The age old question - To fix or not to fix. Interest rates are currently at an all time low and the demand for locking in rates has been increasing. The RBA cash rate is currently at an historical low and is a long way from the rate in January of 1990 when it was 17.50%, imagine having a business loan rate of 23% today!

We have no crystal ball and can only present facts as they are today, after all in July 2008 economists were tipping the RBA cash rate was going to break through 8% towards the end of that year and then a little thing called the GFC hit which saw rates over a 6 month period plummet by 4.25%.

Alot of people locked in rates based on this information at the time and missed out on some big interest savings. However simple maths says we are not experience another major plummet like the one during the GFC, after all the current RBA rate is 2.00% so doesn't have much room to go too much lower.

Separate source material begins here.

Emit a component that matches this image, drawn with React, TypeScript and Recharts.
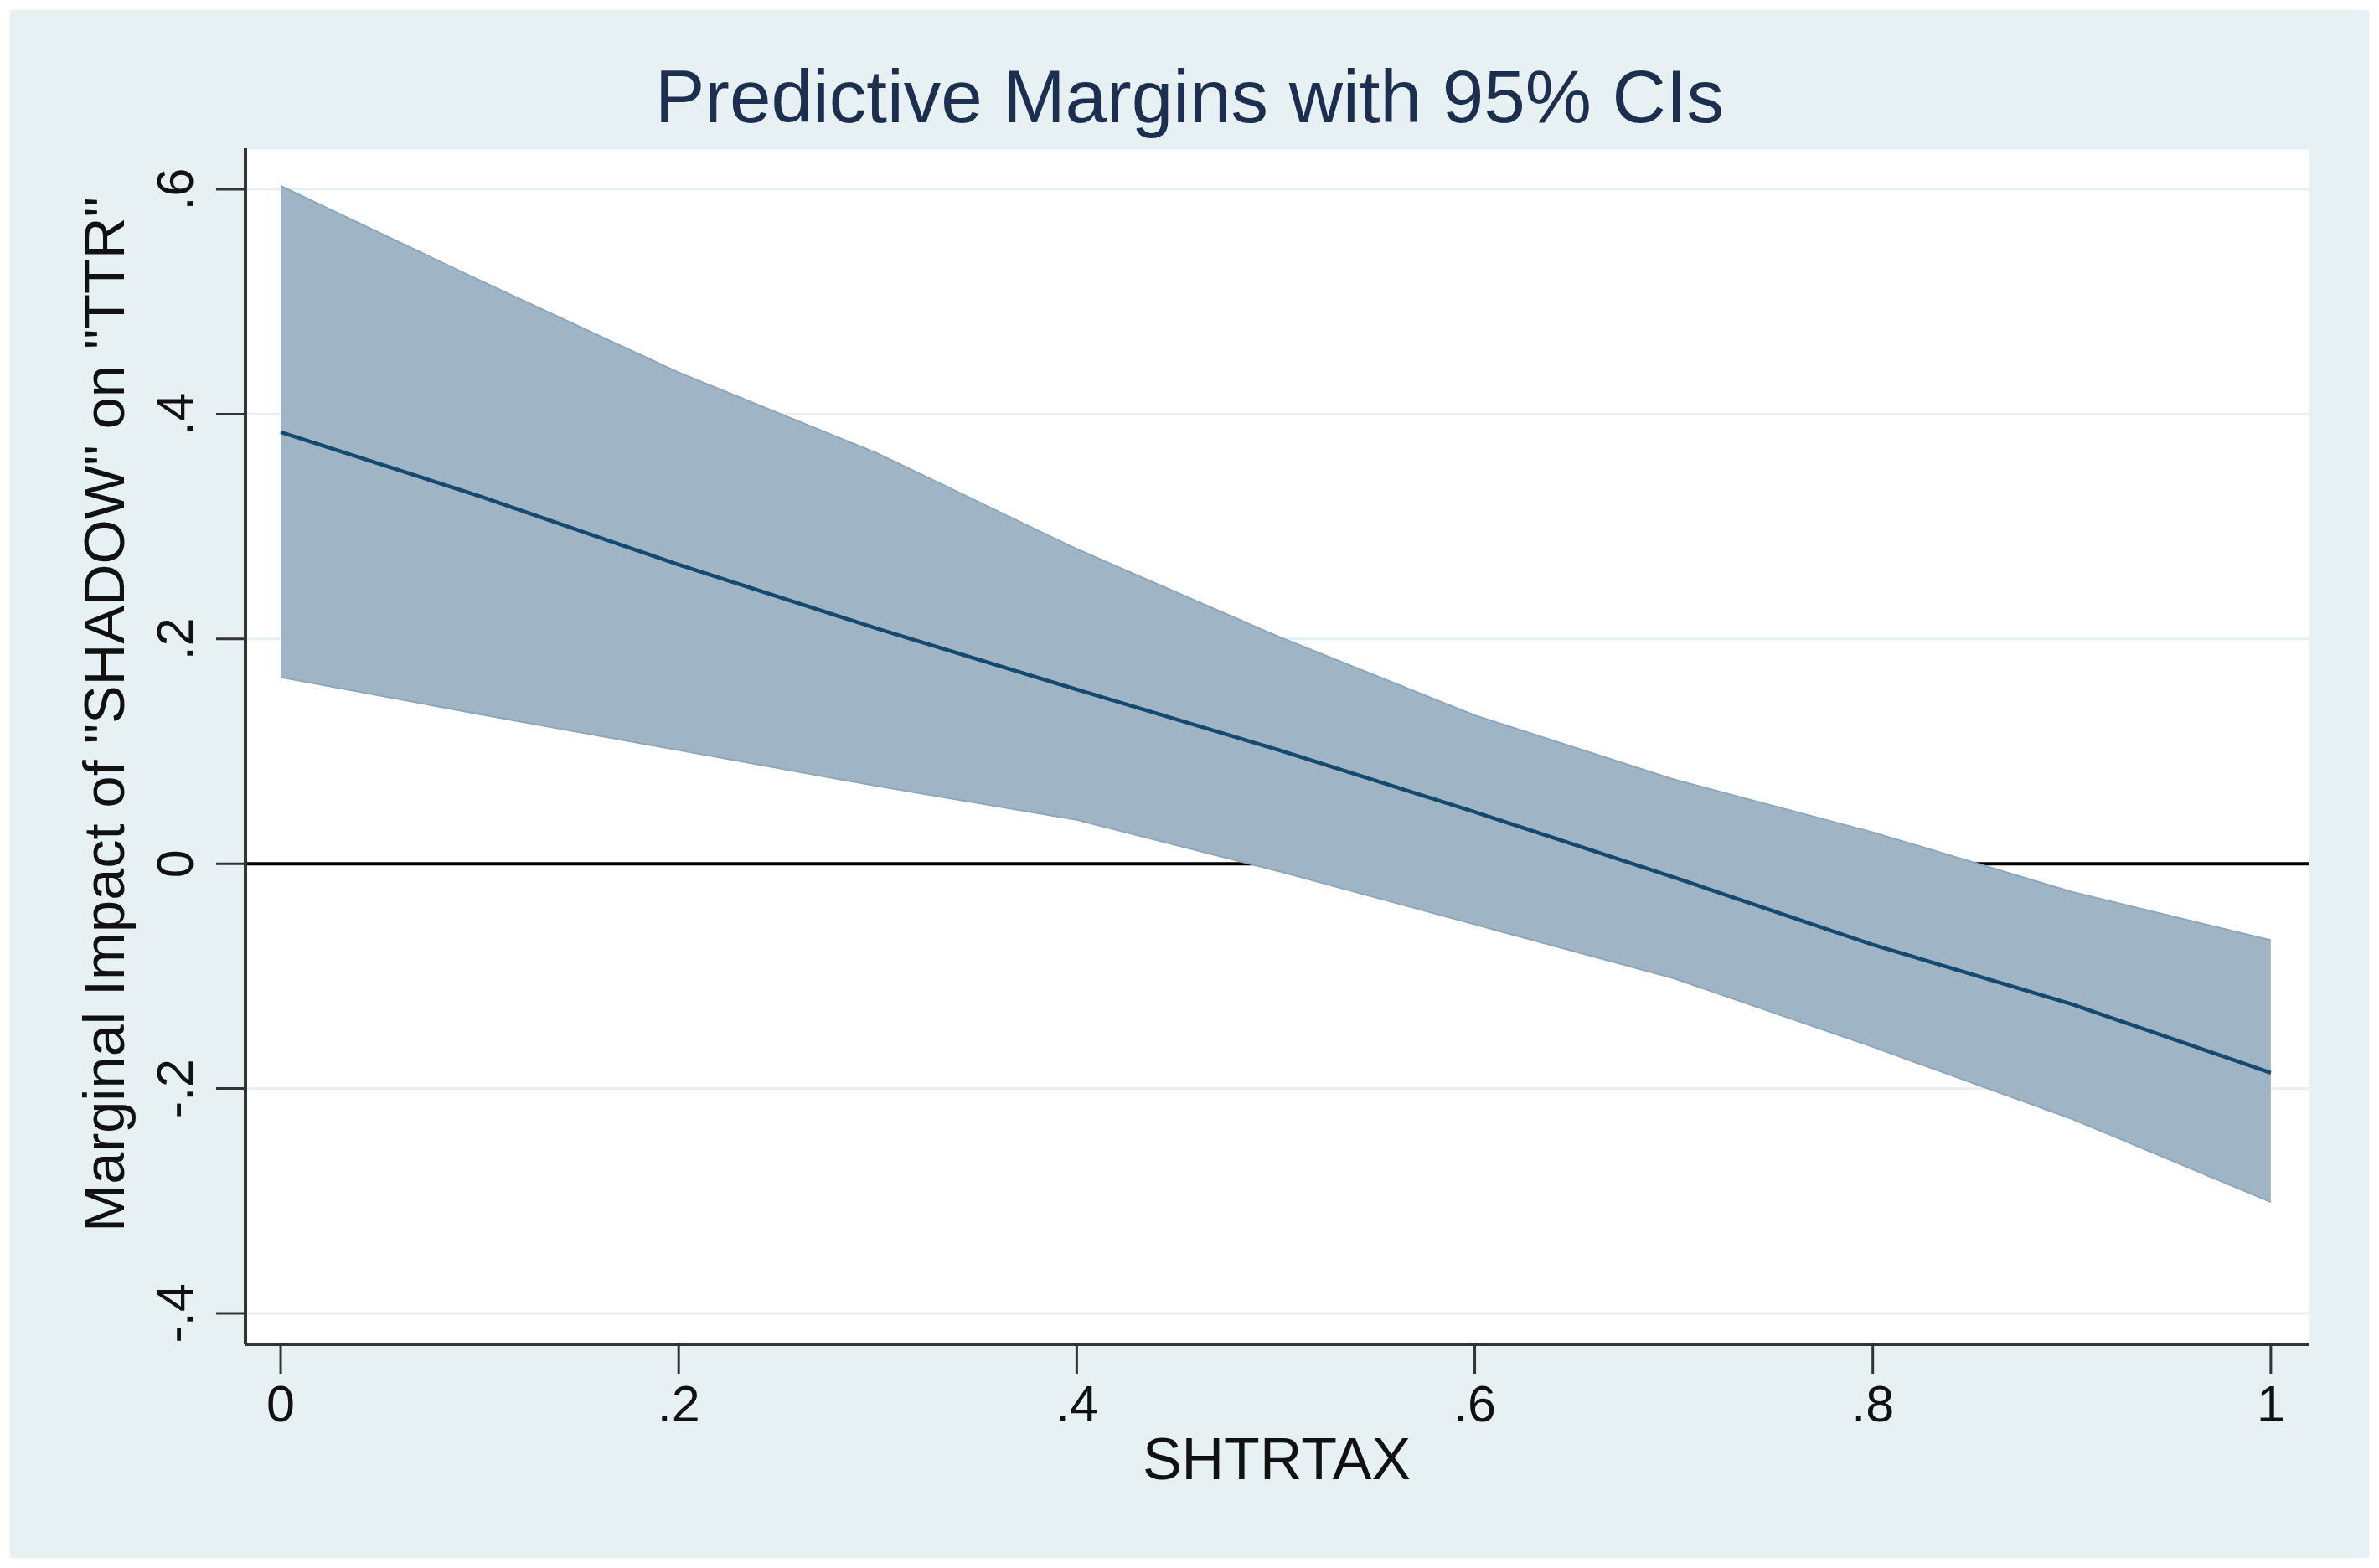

Before locking in your interest rate you should consider your personal circumstances and what your plans and goals are over the period you are considering locking in for. Fixed rates generally have break costs involved so, if you are selling your property during the fixed term, maybe reconsider the term to match in with your plans.

If you are unsure about what you think rates will do, you could consider hedging your bets and fix in half your debt and keep the other half variable. Other people are trying to pay down debt as quickly as possible but still want to protect against rate moves and generally once fixed you are limited to the amount you are able to repay above your normal payments each year. A suggestion here is to consider realistically how much extra you will pay off the principal over the fixed period and leave this amount on variable so you are able to pay off your loan more quickly without penalties, but still have protection on the rest of your core debt.

To fix in or not to fix in is a personal choice and one you should think carefully about before committing to a course of action.